Anyone who thinks manufacturing is important should favor right-to-work. A 2021 Harvard study found that the share of manufacturing employment in the economy was 28 percent higher in right-to-work states, compared to neighboring states without right-to-work. The study also showed that average wages and labor compensation weren't negatively affected by the passage of the law. A similar study conducted by the Mackinac Center in 2022 shows similar results.
Michigan's economic conditions in the 10 years before right-to-work and the 10 years that followed offer an excellent case study on the positive impact of right-to-work. According to the federal Bureau of Labor Statistics, in the 10 years before right-to-work, Michigan's unemployment rate averaged 8.5 percent. In the following decade, it was 6 percent. Michigan's labor force lost 350,657 people from 2002–12, but it gained 90,648 people from 2012–2020. Inflation-adjusted income growth went from 0.06 percent to 21.9 percent.
In nearly every measurable way, Michigan has been better off.
Right-to-work gives workers greater choice about how to manage their lives and offers significant economic benefits for the state they call home. The 60,000 private sector workers in Michigan who have opted out of union membership are not the only ones who will be hurt by the repeal of right-to-work.
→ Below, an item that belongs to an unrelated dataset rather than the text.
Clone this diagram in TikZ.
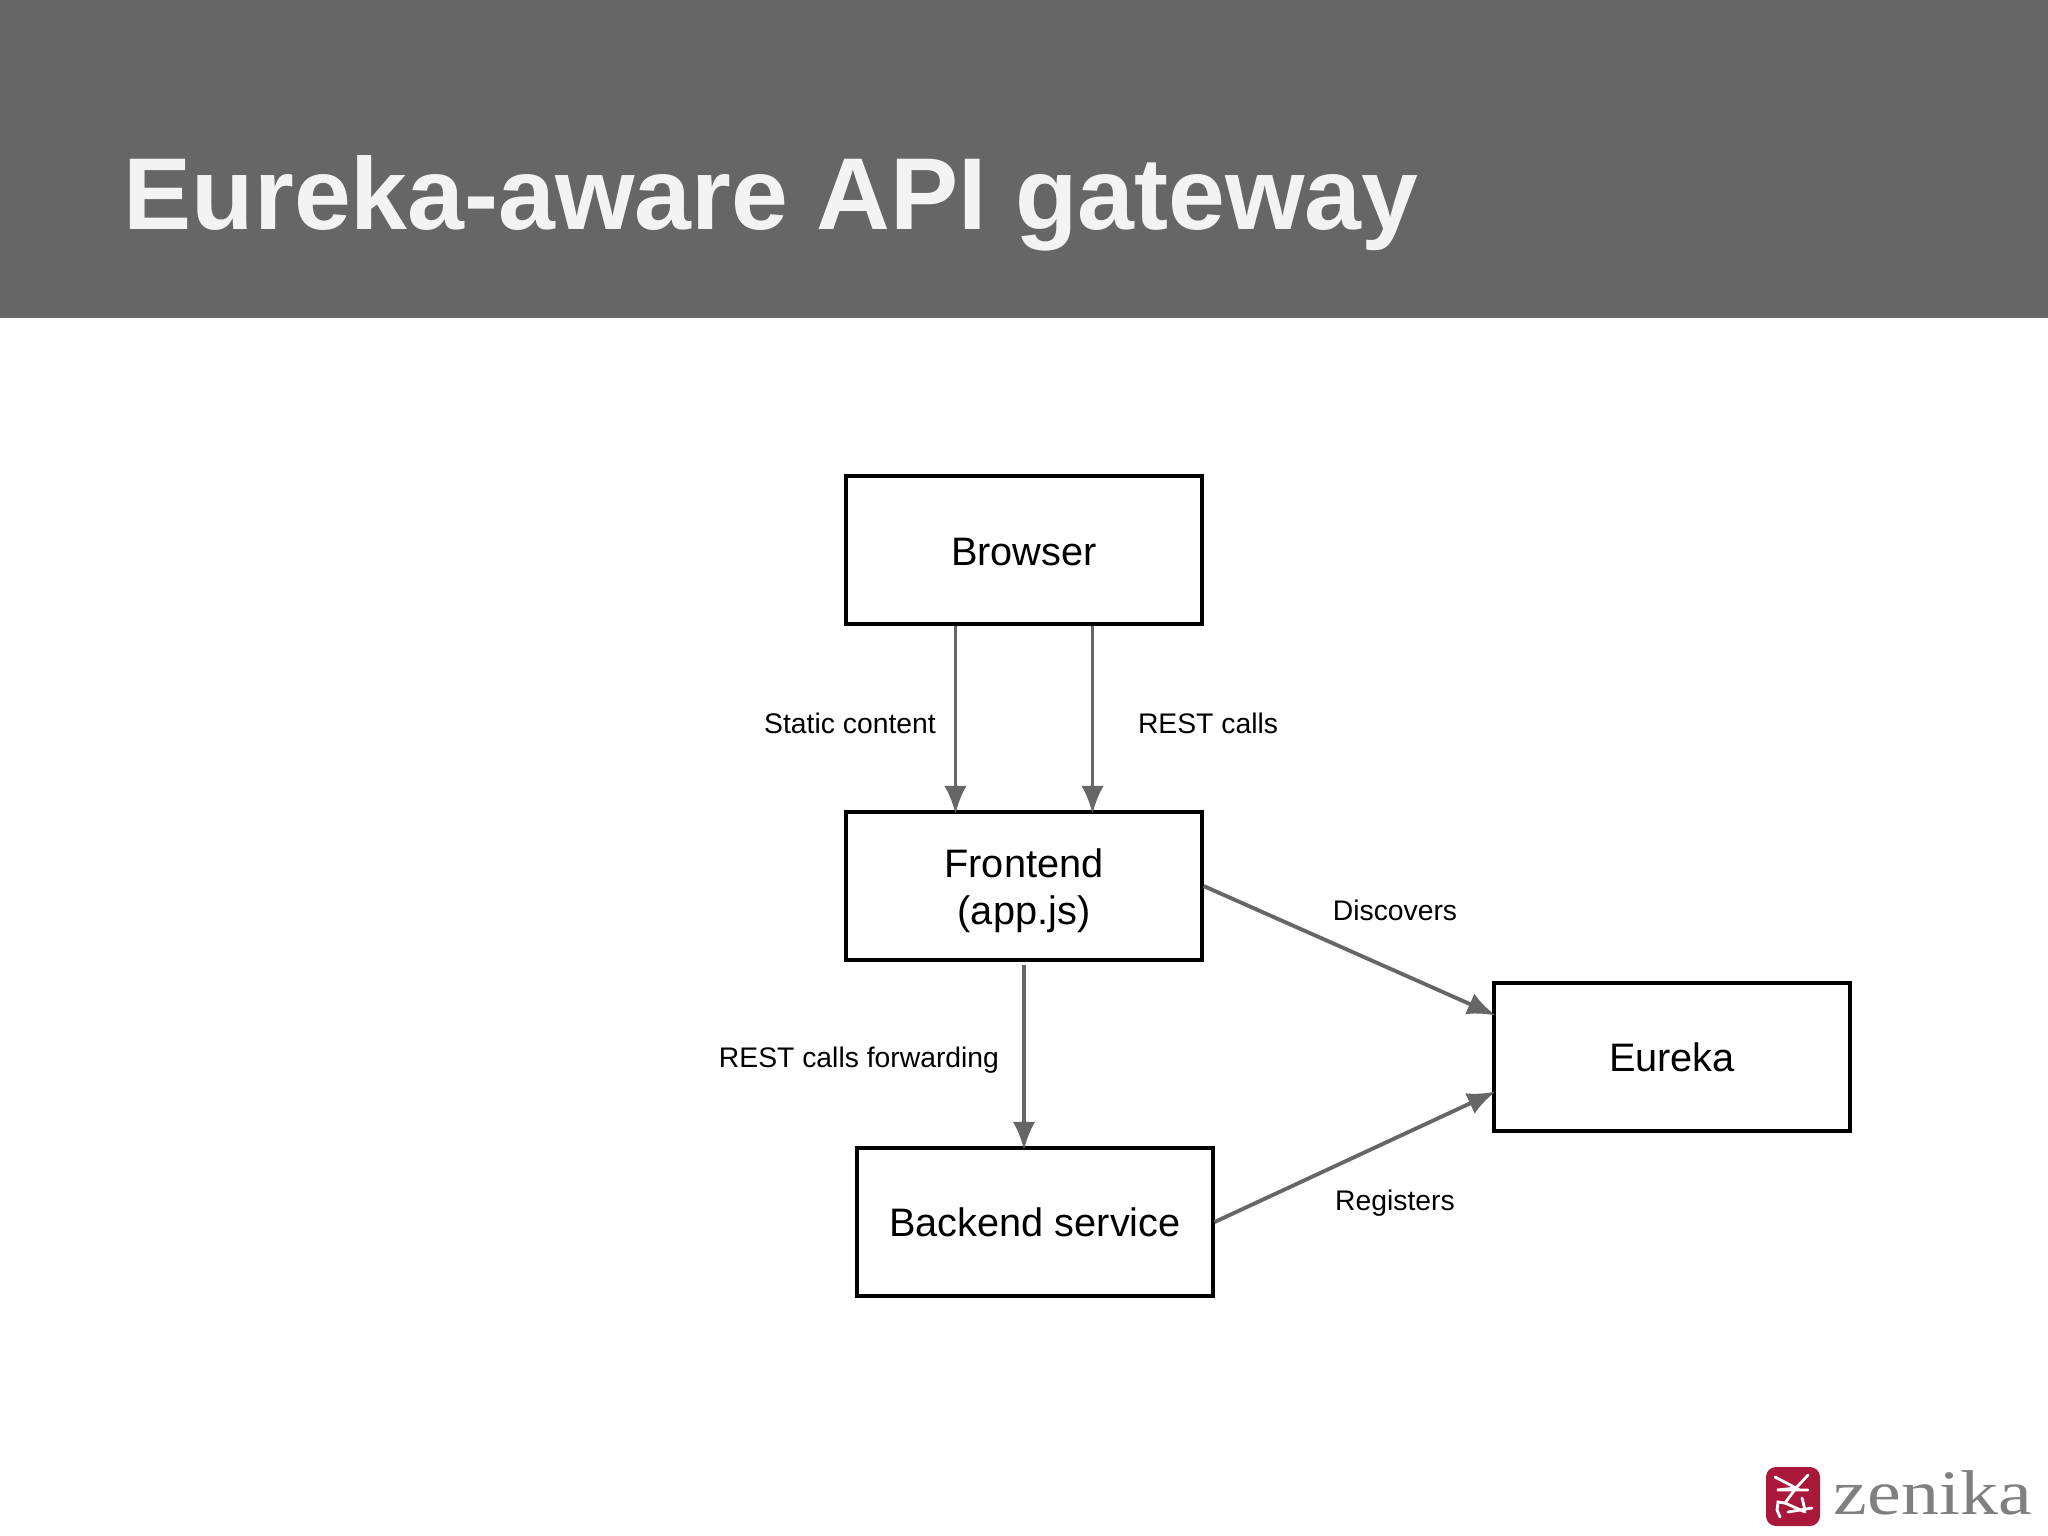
\documentclass[tikz,border=0pt]{standalone}
\usepackage{fontspec}
\setmainfont{Liberation Sans}
\newfontfamily\logofont{Liberation Serif}
\usetikzlibrary{arrows.meta}
\definecolor{headergray}{HTML}{666666}
\definecolor{titlewhite}{HTML}{F3F3F3}
\definecolor{flowgray}{HTML}{666666}
\definecolor{logored}{HTML}{A9173A}
\definecolor{logogray}{HTML}{808080}
\tikzset{
  box/.style={draw=black, line width=1.15pt, fill=white, minimum width=3.55cm, minimum height=1.47cm, inner sep=0pt, align=center, font=\fontsize{11.3}{13.2}\selectfont},
  flow/.style={draw=flowgray, line width=1.1pt, shorten >=-0.035cm, -{Latex[length=8pt,width=6.4pt]}},
  flowlabel/.style={inner sep=0pt, font=\fontsize{8.05}{9.5}\selectfont},
  glyph/.style={draw=white, line width=0.8pt, line cap=round}
}
\begin{document}
\begin{tikzpicture}[x=0.01cm,y=0.01cm]
\useasboundingbox (0,0) rectangle (2048,-1536);
% header
\fill [headergray] (0,0) rectangle (2048,-318);
\node (title) [anchor=base west, inner sep=0pt, text=titlewhite, font=\fontsize{29.05}{34}\selectfont\bfseries] at (123,-229) {Eureka-aware API gateway};
% boxes
\node (browser) [box] at (1024,-550) {\rule{0pt}{9pt}Browser};
\node (frontend) [box] at (1024,-886) {\rule{0pt}{10.9pt}Frontend\\(app.js)};
\node (backend) [box] at (1035,-1222) {Backend service};
\node (eureka) [box] at (1672,-1057) {Eureka};
% connectors
\coordinate (staticout) at ([xshift=-0.685cm]browser.south);
\coordinate (restout) at ([xshift=0.685cm]browser.south);
\coordinate (discoverin) at ([yshift=0.43cm]eureka.west);
\coordinate (registerin) at ([yshift=-0.36cm]eureka.west);
\coordinate (forwardout) at ([yshift=-0.03cm]frontend.south);
\draw [flow] (staticout) -- (staticout |- frontend.north);
\draw [flow] (restout) -- (restout |- frontend.north);
\draw [flow] (forwardout) -- (backend.north -| forwardout);
\draw [flow] (frontend.east) -- (discoverin);
\draw [flow] (backend.east) -- (registerin);
% labels
\node (staticlabel) [flowlabel] at (850,-723) {Static content};
\node (restlabel) [flowlabel] at (1208,-723) {REST calls};
\node (forwardlabel) [flowlabel] at (859,-1060) {REST calls forwarding};
\node (discoverlabel) [flowlabel] at (1395,-910) {Discovers};
\node (registerlabel) [flowlabel] at (1395,-1203) {Registers};
% logo
\fill [logored, rounded corners=0.1cm] (1766,-1467) rectangle (1820,-1526);
\draw [glyph] (1775,-1477) -- (1796,-1488) -- (1777,-1490) -- (1808,-1490);
\draw [glyph] (1808,-1475) -- (1796,-1488) -- (1785,-1503) -- (1805,-1512);
\draw [glyph] (1785,-1503) -- (1778,-1502) -- (1777,-1510) -- (1780,-1517);
\draw [glyph] (1812,-1508) -- (1788,-1512);
\draw [glyph] (1802,-1498) -- (1805,-1510);
\node (zenika) [anchor=base west, inner sep=0pt, text=logogray, xscale=1.2, font=\logofont\fontsize{18}{22}\selectfont] at (1833,-1514) {zenika};
\end{tikzpicture}
\end{document}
Union members are also likely to find they are worse off.
The reasons for this lie in simple market forces. In a right-to-work state, a union's financial stability requires it to please its members. If the union fails to deliver services that justify the price of dues, workers may opt out, denying the union revenue. This incentive is gone once right-to-work is repealed. A union is guaranteed that nonmembers will pay agency fees that are the vast majority of union dues. Repealing right-to-work gives unions a guaranteed income stream, which removes the incentive for them to provide the best services possible to the employees they represent. Repealing right-to-work, then, harms both those who would voluntarily pay the union and those who would not.